Fixes https://bugs.gnu.org/65310
Paul Eggert [Tue, 15 Aug 2023 21:00:54 +0000 (14:00 -0700)]
uptime: be more generous about read_utmp failure
* src/uptime.c (print_uptime): Check for overflow
when computing uptime. Use C99-style decl after statements.
Do not let an idx_t value go negative.
(print_uptime, uptime): Be more generous about read_utmp failures,
or when read_utmp does not report the boot time. Instead of
failing, warn but keep going, printing the information that we did
get, and then exit with nonzero status.
(print_uptime): Return the desired exit status. Caller changed.
Bruno Haible [Tue, 15 Aug 2023 19:01:13 +0000 (12:01 -0700)]
uptime: Include VM sleep time in the "up" duration
* src/uptime.c: Don't include c-strtod.h.
(print_uptime): Don't read /proc/uptime, because the value it provides
does not change when a date adjustment occurs.
* bootstrap.conf (gnulib_modules): Remove 'uptime'.
Pádraig Brady [Sat, 12 Aug 2023 10:21:50 +0000 (11:21 +0100)]
maint: allow use of printf C99 integer size specifiers
Older systems that had issues with these like HP-UX and Solaris 8
are now obsolete, and can easily apply patches to provide support.
Also we've used %td since coreutils 9.1, with no reported issues.
* cfg.mk (sc_prohibit-c99-printf-format): Remove to allow use of
%[jtz] size specifiers, which allows for cleaner code
by avoiding the need to cast to PRI?MAX etc.
Pádraig Brady [Fri, 11 Aug 2023 13:27:59 +0000 (14:27 +0100)]

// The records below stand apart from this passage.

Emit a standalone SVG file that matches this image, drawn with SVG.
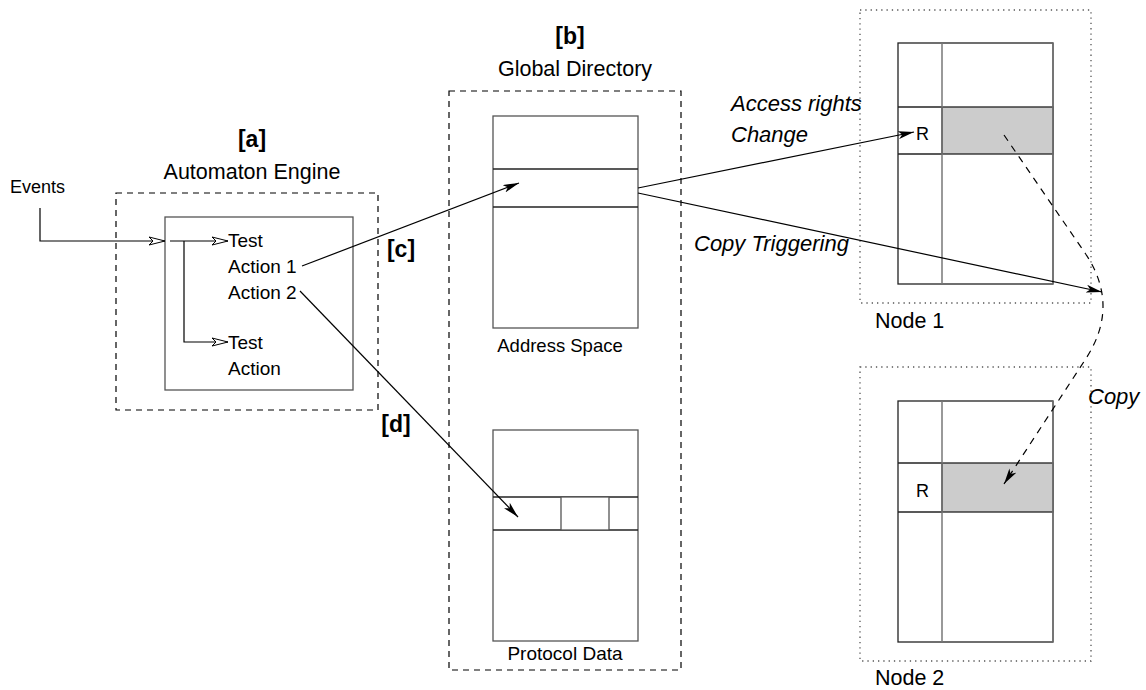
<svg xmlns="http://www.w3.org/2000/svg" width="1146" height="690" viewBox="0 0 1146 690">
<style>
text{font-family:"Liberation Sans",Arial,sans-serif;fill:#000}
.t{font-size:19px}
.ti{font-size:21.5px}
.b{font-size:23px;font-weight:bold}
.it{font-size:22px;font-style:italic}
.dash{fill:none;stroke:#000;stroke-width:1.2;stroke-dasharray:6,5}
.dot{fill:none;stroke:#555;stroke-width:1.3;stroke-dasharray:1.3,4}
.box{fill:#fff;stroke:#555;stroke-width:1.3}
.ln{fill:none;stroke:#222;stroke-width:1.3}
.lg{fill:none;stroke:#777;stroke-width:1.5}
.gray{fill:#cccccc;stroke:#222;stroke-width:1.3}
.c{fill:none;stroke:#000;stroke-width:1.2}
.cd{fill:none;stroke:#000;stroke-width:1.2;stroke-dasharray:7,6}
</style>
<defs>
<marker id="fa" viewBox="0 0 16 8" refX="16" refY="4" markerWidth="16" markerHeight="8" markerUnits="userSpaceOnUse" orient="auto">
<path d="M0,0 L16,4 L0,8 L4,4 z" fill="#000"/>
</marker>
<marker id="oa" viewBox="-1 -1 18 10" refX="16" refY="4" markerWidth="18" markerHeight="10" markerUnits="userSpaceOnUse" orient="auto">
<path d="M0,0 L16,4 L0,8 L4,4 z" fill="#fff" stroke="#000" stroke-width="1"/>
</marker>
</defs>

<g id="automaton-engine">
<text class="b" x="252" y="147" text-anchor="middle">[a]</text>
<text class="ti" x="252" y="179" text-anchor="middle">Automaton Engine</text>
<rect class="dash" x="116" y="193" width="262" height="217"/>
<rect class="box" x="165" y="217" width="188" height="173"/>
<text class="t" x="228" y="247">Test</text>
<text class="t" x="228" y="273">Action 1</text>
<text class="t" x="228" y="299">Action 2</text>
<text class="t" x="228" y="349">Test</text>
<text class="t" x="228" y="375">Action</text>
</g>

<g id="events">
<text class="t" x="10" y="193" style="font-size:18px">Events</text>
</g>

<g id="global-directory">
<text class="b" x="570" y="44" text-anchor="middle">[b]</text>
<text class="ti" x="575" y="76" text-anchor="middle">Global Directory</text>
<rect class="dash" x="449" y="91" width="232" height="579"/>
</g>

<g id="address-space">
<rect class="box" x="493" y="116" width="145" height="212"/>
<line class="ln" x1="493" y1="169" x2="638" y2="169"/>
<line class="ln" x1="493" y1="207" x2="638" y2="207"/>
<text class="t" x="560" y="352" text-anchor="middle" style="font-size:18.5px">Address Space</text>
</g>

<g id="protocol-data">
<rect class="box" x="493" y="430" width="145" height="211"/>
<line class="ln" x1="493" y1="497" x2="638" y2="497"/>
<line class="ln" x1="493" y1="530" x2="638" y2="530"/>
<rect class="box" x="561" y="497" width="48" height="33"/>
<text class="t" x="565" y="660" text-anchor="middle">Protocol Data</text>
</g>

<g id="node1">
<rect class="dot" x="860" y="10" width="231" height="293"/>
<rect class="box" x="898" y="43" width="155" height="241" style="stroke:#222"/>
<rect class="gray" x="942" y="107" width="111" height="47"/>
<line class="ln" x1="898" y1="107" x2="942" y2="107"/>
<line class="ln" x1="898" y1="154" x2="942" y2="154"/>
<line class="lg" x1="942" y1="43" x2="942" y2="284"/>
<line class="lg" x1="1053" y1="43" x2="1053" y2="284"/>
<text class="t" x="916" y="140" style="font-size:18px">R</text>
<text class="ti" x="875" y="328">Node 1</text>
</g>

<g id="node2">
<rect class="dot" x="860" y="367" width="231" height="294"/>
<rect class="box" x="898" y="401" width="155" height="241" style="stroke:#222"/>
<rect class="gray" x="942" y="463" width="111" height="49"/>
<line class="ln" x1="898" y1="463" x2="942" y2="463"/>
<line class="ln" x1="898" y1="512" x2="942" y2="512"/>
<line class="lg" x1="942" y1="401" x2="942" y2="642"/>
<line class="lg" x1="1053" y1="401" x2="1053" y2="642"/>
<text class="t" x="916" y="497" style="font-size:18px">R</text>
<text class="ti" x="875" y="685">Node 2</text>
</g>

<g id="connectors">
<polyline class="c" points="40,208 40,241 165,241" marker-end="url(#oa)"/>
<line class="c" x1="170" y1="241" x2="228" y2="241" marker-end="url(#oa)"/>
<polyline class="c" points="184,241 184,342 228,342" marker-end="url(#oa)"/>
<line class="c" x1="302" y1="266" x2="519" y2="183" marker-end="url(#fa)"/>
<line class="c" x1="300" y1="291" x2="518" y2="517" marker-end="url(#fa)"/>
<line class="c" x1="638" y1="188" x2="914" y2="132" marker-end="url(#fa)"/>
<line class="c" x1="638" y1="193" x2="1102" y2="292" marker-end="url(#fa)"/>
<path class="cd" d="M1004,135 L1085,253 Q1121,306 1085,360 L1004,484" marker-end="url(#fa)"/>
<text class="b" x="401" y="257" text-anchor="middle">[c]</text>
<text class="b" x="396" y="432" text-anchor="middle">[d]</text>
<text class="it" x="731" y="111">Access rights</text>
<text class="it" x="731" y="142">Change</text>
<text class="it" x="694" y="251">Copy Triggering</text>
<text class="it" x="1088" y="404">Copy</text>
</g>
</svg>
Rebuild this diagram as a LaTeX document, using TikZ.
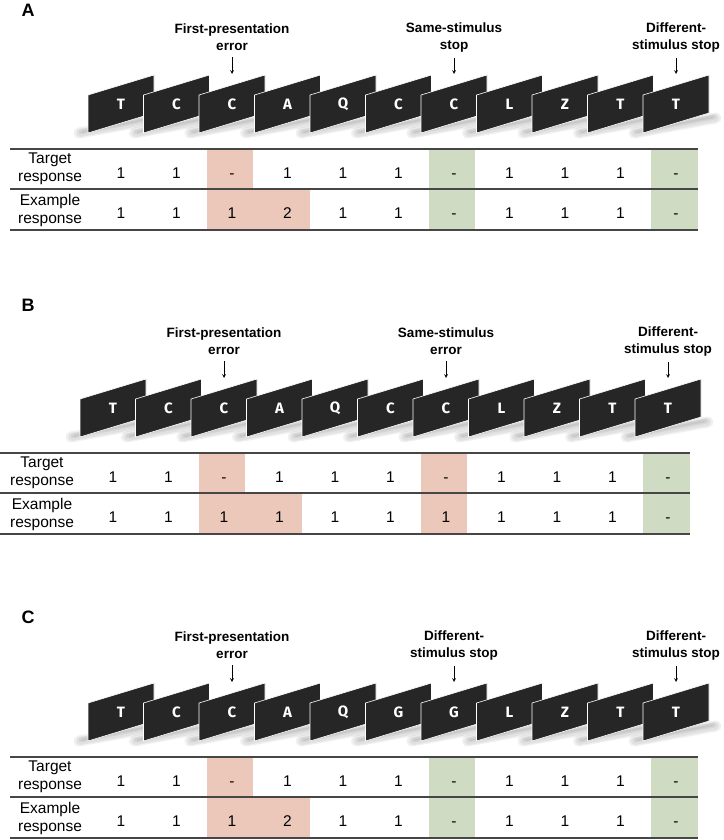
\documentclass[tikz,border=0pt]{standalone}
\usepackage{fontspec}
\setmainfont{Liberation Sans}
\newfontfamily\cardfont{Fira Sans}
\usetikzlibrary{calc}
\definecolor{cardgray}{RGB}{38,38,38}
\definecolor{errpink}{RGB}{236,200,187}
\definecolor{stopgreen}{RGB}{208,219,196}
\definecolor{rulegray}{RGB}{70,70,70}

\begin{document}
\begin{tikzpicture}[x=1pt,y=-1pt,
  declare function={cx(\k)=121+55.5*(\k-1);},
  card/.style={fill=cardgray,draw=white,line width=.6pt,line join=round},
  cardtxt/.style={text=white,font=\cardfont\bfseries\fontsize{15}{15}\selectfont},
  blur/.style={draw=black,line cap=round,opacity=.06},
  cue/.style={font=\bfseries\fontsize{13.5}{17}\selectfont,align=center,inner sep=1pt},
  rowlbl/.style={font=\fontsize{15.5}{18}\selectfont,align=center},
  val/.style={font=\fontsize{15.5}{18}\selectfont,anchor=base},
  rule/.style={draw=rulegray,line width=1.1pt},
  pointer/.style={->,>=stealth,line width=.7pt,shorten <=5pt},
  err/.style={fill=errpink},
  stopc/.style={fill=stopgreen},
  panel/.style={font=\bfseries\fontsize{18}{18}\selectfont}]
\useasboundingbox (0,0) rectangle (723,840);

\node[panel] (labA) at (28,10) {A};
\begin{scope}
\foreach \i in {1,...,11}{
  \draw[blur,line width=11pt] ({cx(\i)-42},133) -- ({cx(\i)+40},118);
  \draw[blur,line width=8pt] ({cx(\i)-41},133) -- ({cx(\i)+39},118);
  \draw[blur,line width=5pt] ({cx(\i)-40},132) -- ({cx(\i)+38},117);
  \draw[blur,line width=2pt] ({cx(\i)-39},132) -- ({cx(\i)+37},117);}
\foreach \ltr [count=\i] in {T,C,C,A,Q,C,C,L,Z,T,T}{
  \filldraw[card] ({cx(\i)-33},133) -- ++(0,-38) -- ++(66,-20) -- ++(0,38) -- cycle;
  \node[cardtxt] (a\i) at ({cx(\i)},104) {\ltr};
  \coordinate (ta\i) at ({cx(\i)},74);}
\node[cue] (aFP) at ({cx(3)},37.5) {First-presentation\\error};
\node[cue] (aSS) at ({cx(7)},37.5) {Same-stimulus\\stop};
\node[cue] (aDS) at ({cx(11)},37.5) {Different-\\stimulus stop};
\draw[pointer] (aFP.south) -- (ta3);
\draw[pointer] (aSS.south) -- (ta7);
\draw[pointer] (aDS.south) -- (ta11);
\fill[err] ({cx(3)-25},149) rectangle ({cx(3)+21},189);
\fill[err] ({cx(3)-25},189) rectangle ({cx(4)+22},230);
\fill[stopc] ({cx(7)-25},149) rectangle ({cx(7)+21},230);
\fill[stopc] ({cx(11)-25},149) rectangle ({cx(11)+22},230);
\foreach \y in {149,189,230} \draw[rule] (10,\y) -- (698,\y);
\node[rowlbl] (aT) at (50,169) {Target\\response};
\node[rowlbl] (aE) at (50,210) {Example\\response};
\foreach \v [count=\i] in {1,1,-,1,1,1,-,1,1,1,-} \node[val] (aT\i) at ({cx(\i)},178) {\v};
\foreach \v [count=\i] in {1,1,1,2,1,1,-,1,1,1,-} \node[val] (aE\i) at ({cx(\i)},218) {\v};
\end{scope}

\node[panel] (labB) at (28,305) {B};
\begin{scope}[shift={(-8,304)}]
\foreach \i in {1,...,11}{
  \draw[blur,line width=11pt] ({cx(\i)-42},133) -- ({cx(\i)+40},118);
  \draw[blur,line width=8pt] ({cx(\i)-41},133) -- ({cx(\i)+39},118);
  \draw[blur,line width=5pt] ({cx(\i)-40},132) -- ({cx(\i)+38},117);
  \draw[blur,line width=2pt] ({cx(\i)-39},132) -- ({cx(\i)+37},117);}
\foreach \ltr [count=\i] in {T,C,C,A,Q,C,C,L,Z,T,T}{
  \filldraw[card] ({cx(\i)-33},133) -- ++(0,-38) -- ++(66,-20) -- ++(0,38) -- cycle;
  \node[cardtxt] (b\i) at ({cx(\i)},104) {\ltr};
  \coordinate (tb\i) at ({cx(\i)},74);}
\node[cue] (bFP) at ({cx(3)},37.5) {First-presentation\\error};
\node[cue] (bSE) at ({cx(7)},37.5) {Same-stimulus\\error};
\node[cue] (bDS) at ({cx(11)},37.5) {Different-\\stimulus stop};
\draw[pointer] (bFP.south) -- (tb3);
\draw[pointer] (bSE.south) -- (tb7);
\draw[pointer] (bDS.south) -- (tb11);
\fill[err] ({cx(3)-25},149) rectangle ({cx(3)+21},189);
\fill[err] ({cx(3)-25},189) rectangle ({cx(4)+22},230);
\fill[err] ({cx(7)-25},149) rectangle ({cx(7)+21},230);
\fill[stopc] ({cx(11)-25},149) rectangle ({cx(11)+22},230);
\foreach \y in {149,189,230} \draw[rule] (8,\y) -- (698,\y);
\node[rowlbl] (bT) at (50,169) {Target\\response};
\node[rowlbl] (bE) at (50,210) {Example\\response};
\foreach \v [count=\i] in {1,1,-,1,1,1,-,1,1,1,-} \node[val] (bT\i) at ({cx(\i)},178) {\v};
\foreach \v [count=\i] in {1,1,1,1,1,1,1,1,1,1,-} \node[val] (bE\i) at ({cx(\i)},218) {\v};
\end{scope}

\node[panel] (labC) at (28,617) {C};
\begin{scope}[shift={(0,608)}]
\foreach \i in {1,...,11}{
  \draw[blur,line width=11pt] ({cx(\i)-42},133) -- ({cx(\i)+40},118);
  \draw[blur,line width=8pt] ({cx(\i)-41},133) -- ({cx(\i)+39},118);
  \draw[blur,line width=5pt] ({cx(\i)-40},132) -- ({cx(\i)+38},117);
  \draw[blur,line width=2pt] ({cx(\i)-39},132) -- ({cx(\i)+37},117);}
\foreach \ltr [count=\i] in {T,C,C,A,Q,G,G,L,Z,T,T}{
  \filldraw[card] ({cx(\i)-33},133) -- ++(0,-38) -- ++(66,-20) -- ++(0,38) -- cycle;
  \node[cardtxt] (c\i) at ({cx(\i)},104) {\ltr};
  \coordinate (tc\i) at ({cx(\i)},74);}
\node[cue] (cFP) at ({cx(3)},37.5) {First-presentation\\error};
\node[cue] (cDS) at ({cx(7)},37.5) {Different-\\stimulus stop};
\node[cue] (cDT) at ({cx(11)},37.5) {Different-\\stimulus stop};
\draw[pointer] (cFP.south) -- (tc3);
\draw[pointer] (cDS.south) -- (tc7);
\draw[pointer] (cDT.south) -- (tc11);
\fill[err] ({cx(3)-25},149) rectangle ({cx(3)+21},189);
\fill[err] ({cx(3)-25},189) rectangle ({cx(4)+22},230);
\fill[stopc] ({cx(7)-25},149) rectangle ({cx(7)+21},230);
\fill[stopc] ({cx(11)-25},149) rectangle ({cx(11)+22},230);
\foreach \y in {149,189,230} \draw[rule] (10,\y) -- (698,\y);
\node[rowlbl] (cT) at (50,169) {Target\\response};
\node[rowlbl] (cE) at (50,210) {Example\\response};
\foreach \v [count=\i] in {1,1,-,1,1,1,-,1,1,1,-} \node[val] (cT\i) at ({cx(\i)},178) {\v};
\foreach \v [count=\i] in {1,1,1,2,1,1,-,1,1,1,-} \node[val] (cE\i) at ({cx(\i)},218) {\v};
\end{scope}
\end{tikzpicture}
\end{document}
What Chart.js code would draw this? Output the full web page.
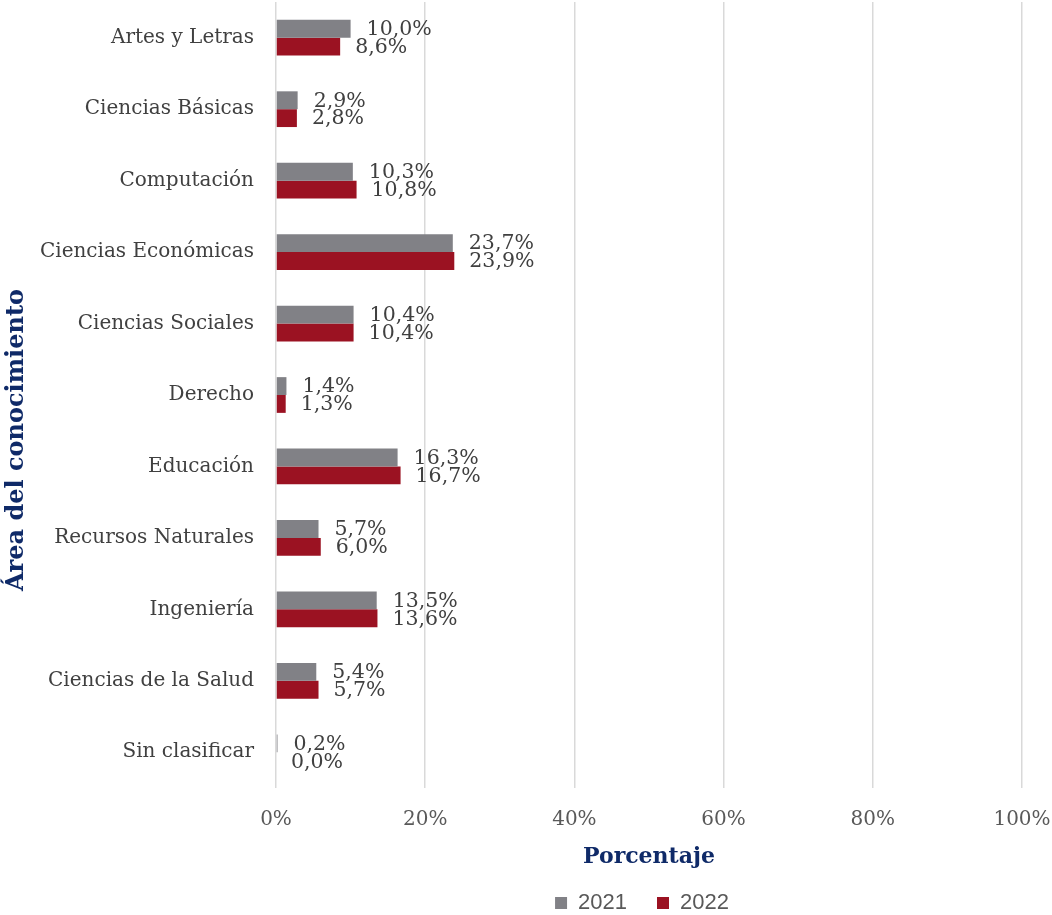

doc: separate out description of 2038 time stamp change
* NEWS: Separate out the description of the _existing_ issues
with outputting timestamps on 32 bit systems, from _future_ issues
outputting timestamps on all systems. Also move this to the
"improvement" section, since it's not really a coreutils
specific issue, and also is a build time configurable option.